Maybe it's the completely different environment I'm in, or the difficulty of becoming attached to a two hundred person lecture, or a sign of growing into adulthood.

Or maybe it's what my professor was talking about today before he sent us off into the world, having departed a semester's worth of wisdom onto half-comprehending vessels with notebooks and Macbooks. The lecture was about human values--it is natural to think we value what is permanent. Immortality is appealing and death is terrifying. We want to choose the longer lasting everything. Antiques are more valuable than new furniture; older friends are better friends.

My professor challenged this assertion. We also value what is rare, scarce, and unique.

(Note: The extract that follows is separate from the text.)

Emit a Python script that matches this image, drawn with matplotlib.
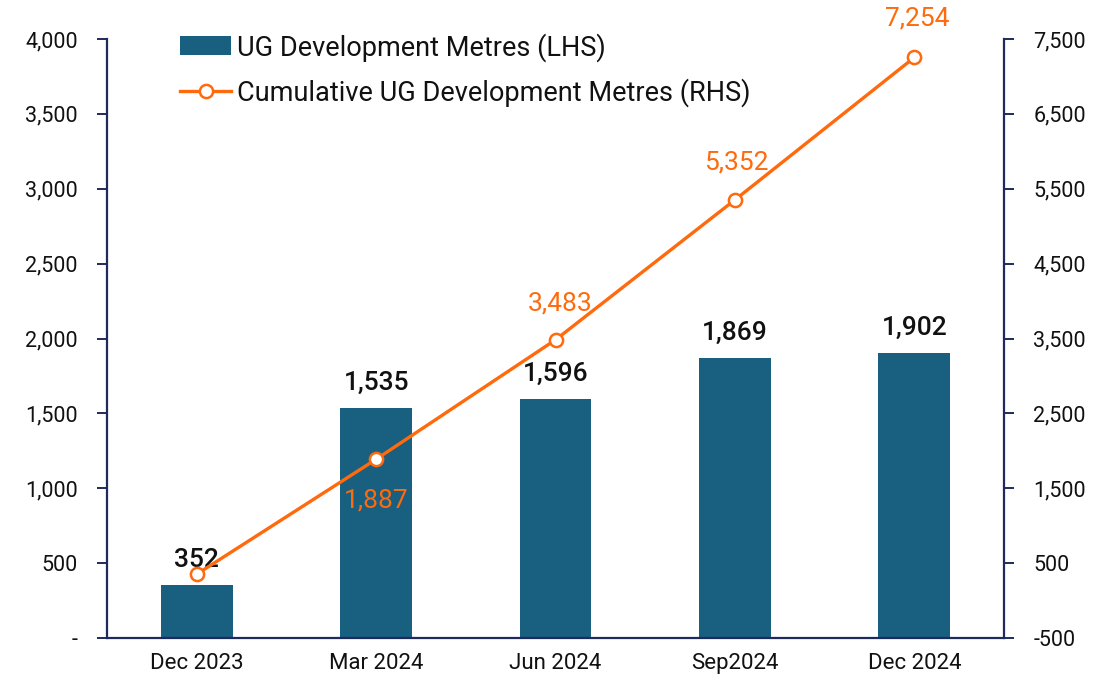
import matplotlib
matplotlib.use("Agg")
import matplotlib.pyplot as plt
from matplotlib.ticker import FuncFormatter

categories = ["Dec 2023", "Mar 2024", "Jun 2024", "Sep2024", "Dec 2024"]
metres = [352, 1535, 1596, 1869, 1902]
cumulative = [352, 1887, 3483, 5352, 7254]

BAR = "#185F80"
ORANGE = "#FF6A0D"
SPINE = "#1F2A5C"
FONT = ["Roboto", "DejaVu Sans"]

plt.rcParams['font.family'] = FONT

fig = plt.figure(figsize=(11.07, 6.8), dpi=100)
ax = fig.add_axes([0.0967, 0.0618, 0.8103, 0.8808])
ax2 = ax.twinx()

x = list(range(len(categories)))
bars = ax.bar(x, metres, width=0.4, color=BAR, label="UG Development Metres (LHS)", zorder=2)
line, = ax2.plot(x, cumulative, color=ORANGE, lw=2.4, marker="o", ms=9.5,
                 mfc="white", mec=ORANGE, mew=1.8, label="Cumulative UG Development Metres (RHS)", zorder=3)

ax.set_xlim(-0.5, 4.5)
ax.set_ylim(0, 4000)
ax.set_yticks(range(0, 4001, 500))
ax.yaxis.set_major_formatter(FuncFormatter(lambda v, p: "-" if v == 0 else f"{int(v):,}"))
ax2.set_ylim(-500, 7500)
ax2.set_yticks(range(-500, 7501, 1000))
ax2.yaxis.set_major_formatter(FuncFormatter(lambda v, p: f"{int(v):,}"))

ax.set_xticks(x)
ax.set_xticklabels(categories)

for a in (ax, ax2):
    for s in a.spines.values():
        s.set_visible(False)
ax.spines['left'].set_visible(True)
ax.spines['bottom'].set_visible(True)
ax2.spines['right'].set_visible(True)
for s in (ax.spines['left'], ax.spines['bottom'], ax2.spines['right']):
    s.set_color(SPINE)
    s.set_linewidth(1.6)

ax.tick_params(axis='y', length=7, width=1.4, color=SPINE, labelsize=15.5, pad=14, labelcolor="#111111")
ax.tick_params(axis='x', length=0, labelsize=16, pad=11, labelcolor="#111111")
ax2.tick_params(axis='y', length=7, width=1.4, color=SPINE, labelsize=15.5, pad=14, labelcolor="#111111")

# Bar labels
for xi, v in zip(x, metres):
    ax.text(xi, v + 90, f"{v:,}", ha="center", va="bottom", fontsize=19,
            fontweight="medium", color="#111111", zorder=4)

# Line labels (first point shares label with bar)
offsets = {1: (0, -30), 2: (3, 26), 3: (1, 27), 4: (2, 28)}
for i, (dx, dy) in offsets.items():
    ax2.annotate(f"{cumulative[i]:,}", (x[i], cumulative[i]), xytext=(dx, dy),
                 textcoords="offset points", ha="center",
                 va="center", fontsize=19, color=ORANGE, zorder=4)

handles = [bars, line]
leg = ax.legend(handles, [h.get_label() for h in handles], loc="upper left",
                bbox_to_anchor=(180 / 1107, 1 - 33 / 680), bbox_transform=fig.transFigure,
                frameon=False, fontsize=19.5, borderpad=0, borderaxespad=0,
                handlelength=1.9, handletextpad=0.2, labelspacing=0.62)
for t in leg.get_texts():
    t.set_color("#111111")

fig.savefig("out.png", dpi=100)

What is more scarce than time? It is the ultimate example of something important in limited numbers. And things that are abundant are just not as valuable. We often the cite the shortest, smallest, more unique moments as the best ones: sunsets and rainbows and snow falls, or those moments of uncontrollable laughter, or the agonizingly joyful moments at the top of a rollercoaster. These things are valuable because we cannot experience them whenever we want for however long we want. Their value is derived from their rarity and brevity.

By that logic, I shouldn't grieve for the loss of this snapshot in my life, my first semester in college. I should be glad that it feels so short because if it were eternal, it would also be mundane as breathing and commercials and whatever else is ubiquitous and inconsequential.

I can feel myself shifting from my old point of view, hanging onto to everything and mourning for every small loss, to something new and better. I am grateful for change, for the temporary nature of my existence. Without it, nothing would seem quite so good.